- CHALLENGE -
Which lines below hold the word "chart"? Copy all of them.
[Begin]
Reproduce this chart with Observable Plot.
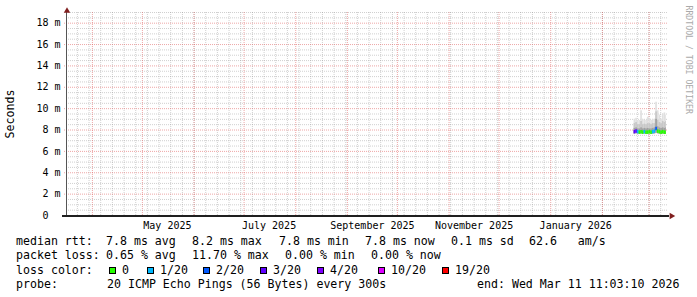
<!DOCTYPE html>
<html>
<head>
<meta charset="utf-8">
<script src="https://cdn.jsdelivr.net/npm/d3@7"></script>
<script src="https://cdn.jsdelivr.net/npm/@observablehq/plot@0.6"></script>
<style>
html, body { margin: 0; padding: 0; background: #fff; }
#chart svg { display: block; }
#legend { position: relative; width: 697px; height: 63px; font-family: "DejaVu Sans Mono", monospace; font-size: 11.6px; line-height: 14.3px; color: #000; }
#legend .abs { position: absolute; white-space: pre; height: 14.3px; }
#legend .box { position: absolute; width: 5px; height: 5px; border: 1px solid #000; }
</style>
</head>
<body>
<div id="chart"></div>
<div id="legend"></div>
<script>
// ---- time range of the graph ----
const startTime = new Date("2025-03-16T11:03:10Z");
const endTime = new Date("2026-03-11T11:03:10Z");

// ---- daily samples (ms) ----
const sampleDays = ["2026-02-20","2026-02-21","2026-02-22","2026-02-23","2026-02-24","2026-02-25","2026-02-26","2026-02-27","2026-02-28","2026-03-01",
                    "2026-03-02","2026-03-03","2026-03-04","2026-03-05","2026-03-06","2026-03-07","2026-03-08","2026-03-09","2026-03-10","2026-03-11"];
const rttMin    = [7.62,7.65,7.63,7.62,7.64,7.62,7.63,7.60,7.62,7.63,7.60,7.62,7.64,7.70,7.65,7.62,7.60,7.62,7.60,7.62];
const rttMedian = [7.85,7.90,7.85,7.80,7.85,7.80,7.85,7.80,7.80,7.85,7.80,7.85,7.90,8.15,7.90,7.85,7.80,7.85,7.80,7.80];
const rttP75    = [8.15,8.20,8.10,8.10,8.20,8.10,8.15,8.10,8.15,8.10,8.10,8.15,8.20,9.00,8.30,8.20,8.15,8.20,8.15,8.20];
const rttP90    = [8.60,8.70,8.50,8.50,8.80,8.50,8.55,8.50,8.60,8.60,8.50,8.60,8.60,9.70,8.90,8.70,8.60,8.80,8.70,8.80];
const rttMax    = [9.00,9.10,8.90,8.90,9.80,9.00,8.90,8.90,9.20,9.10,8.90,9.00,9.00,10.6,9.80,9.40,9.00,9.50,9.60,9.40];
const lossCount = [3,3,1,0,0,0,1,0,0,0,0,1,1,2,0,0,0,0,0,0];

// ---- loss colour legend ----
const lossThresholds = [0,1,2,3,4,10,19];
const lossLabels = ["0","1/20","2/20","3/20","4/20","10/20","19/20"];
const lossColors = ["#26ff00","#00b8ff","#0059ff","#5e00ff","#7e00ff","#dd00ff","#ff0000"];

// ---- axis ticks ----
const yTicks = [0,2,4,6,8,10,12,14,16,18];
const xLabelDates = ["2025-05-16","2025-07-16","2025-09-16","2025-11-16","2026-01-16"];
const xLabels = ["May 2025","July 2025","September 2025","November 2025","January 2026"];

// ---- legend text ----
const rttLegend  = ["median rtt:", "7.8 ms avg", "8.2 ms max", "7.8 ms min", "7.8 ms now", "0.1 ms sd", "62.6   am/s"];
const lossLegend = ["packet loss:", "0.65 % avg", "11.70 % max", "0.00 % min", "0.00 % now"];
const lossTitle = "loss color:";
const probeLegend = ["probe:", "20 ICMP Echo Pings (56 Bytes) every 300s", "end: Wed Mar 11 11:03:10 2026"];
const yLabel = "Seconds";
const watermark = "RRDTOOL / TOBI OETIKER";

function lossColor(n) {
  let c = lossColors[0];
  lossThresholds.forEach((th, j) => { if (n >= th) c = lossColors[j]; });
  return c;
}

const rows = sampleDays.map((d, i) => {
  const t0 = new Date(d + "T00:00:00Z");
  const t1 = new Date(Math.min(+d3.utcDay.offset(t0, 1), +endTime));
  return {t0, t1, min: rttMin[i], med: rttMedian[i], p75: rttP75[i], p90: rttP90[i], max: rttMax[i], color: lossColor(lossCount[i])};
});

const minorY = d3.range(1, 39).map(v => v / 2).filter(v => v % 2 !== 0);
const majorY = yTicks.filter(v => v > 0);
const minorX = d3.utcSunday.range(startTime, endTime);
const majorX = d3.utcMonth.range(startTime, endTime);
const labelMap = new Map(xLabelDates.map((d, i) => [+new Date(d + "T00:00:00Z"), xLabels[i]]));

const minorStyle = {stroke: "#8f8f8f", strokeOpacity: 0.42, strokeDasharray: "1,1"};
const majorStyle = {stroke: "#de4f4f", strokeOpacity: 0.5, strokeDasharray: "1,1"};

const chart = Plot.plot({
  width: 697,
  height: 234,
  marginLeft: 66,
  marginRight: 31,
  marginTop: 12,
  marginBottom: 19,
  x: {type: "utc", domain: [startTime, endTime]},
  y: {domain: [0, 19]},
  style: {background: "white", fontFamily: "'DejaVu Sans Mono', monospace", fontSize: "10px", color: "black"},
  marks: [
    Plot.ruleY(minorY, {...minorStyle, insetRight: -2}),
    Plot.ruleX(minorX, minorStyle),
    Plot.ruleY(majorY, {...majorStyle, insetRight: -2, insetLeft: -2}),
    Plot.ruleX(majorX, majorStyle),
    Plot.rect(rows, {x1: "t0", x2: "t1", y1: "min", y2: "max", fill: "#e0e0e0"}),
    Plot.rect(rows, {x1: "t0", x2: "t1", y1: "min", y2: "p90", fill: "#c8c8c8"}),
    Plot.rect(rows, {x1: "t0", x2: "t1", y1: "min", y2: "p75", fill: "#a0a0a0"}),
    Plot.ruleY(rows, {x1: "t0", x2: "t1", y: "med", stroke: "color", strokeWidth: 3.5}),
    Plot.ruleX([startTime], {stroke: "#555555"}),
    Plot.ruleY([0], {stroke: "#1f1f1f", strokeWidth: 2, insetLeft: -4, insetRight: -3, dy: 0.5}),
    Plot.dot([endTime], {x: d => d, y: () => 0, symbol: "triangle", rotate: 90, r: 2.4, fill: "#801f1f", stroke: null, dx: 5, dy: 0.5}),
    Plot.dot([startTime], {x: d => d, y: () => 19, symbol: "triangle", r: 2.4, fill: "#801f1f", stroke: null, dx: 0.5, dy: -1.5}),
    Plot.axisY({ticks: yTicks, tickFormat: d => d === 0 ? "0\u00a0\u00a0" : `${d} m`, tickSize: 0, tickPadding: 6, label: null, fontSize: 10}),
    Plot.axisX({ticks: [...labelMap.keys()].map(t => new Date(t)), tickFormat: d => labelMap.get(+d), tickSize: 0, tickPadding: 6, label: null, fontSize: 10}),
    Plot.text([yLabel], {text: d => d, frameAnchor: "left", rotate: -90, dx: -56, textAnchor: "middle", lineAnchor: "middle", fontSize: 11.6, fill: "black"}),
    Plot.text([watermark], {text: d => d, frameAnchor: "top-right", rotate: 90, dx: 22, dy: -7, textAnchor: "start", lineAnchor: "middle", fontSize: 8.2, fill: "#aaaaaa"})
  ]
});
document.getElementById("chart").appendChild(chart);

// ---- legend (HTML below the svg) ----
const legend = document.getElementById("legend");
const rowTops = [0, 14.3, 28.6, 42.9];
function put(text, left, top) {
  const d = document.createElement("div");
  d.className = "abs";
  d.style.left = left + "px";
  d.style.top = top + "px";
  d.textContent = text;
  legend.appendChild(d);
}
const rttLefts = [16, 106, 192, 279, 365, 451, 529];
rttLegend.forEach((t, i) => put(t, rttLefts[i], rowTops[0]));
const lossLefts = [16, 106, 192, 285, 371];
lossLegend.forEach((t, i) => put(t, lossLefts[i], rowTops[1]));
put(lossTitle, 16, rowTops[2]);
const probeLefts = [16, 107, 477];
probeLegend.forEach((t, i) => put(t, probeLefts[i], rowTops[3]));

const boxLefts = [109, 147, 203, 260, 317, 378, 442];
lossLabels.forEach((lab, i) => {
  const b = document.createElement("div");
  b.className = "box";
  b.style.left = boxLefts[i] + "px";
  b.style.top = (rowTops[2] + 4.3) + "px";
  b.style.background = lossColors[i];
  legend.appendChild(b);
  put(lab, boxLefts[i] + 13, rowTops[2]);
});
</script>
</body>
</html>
[End]
- WRITTEN RESPONSE -
Reproduce this chart with Observable Plot.
#chart svg { display: block; }
<div id="chart"></div>
const chart = Plot.plot({
document.getElementById("chart").appendChild(chart);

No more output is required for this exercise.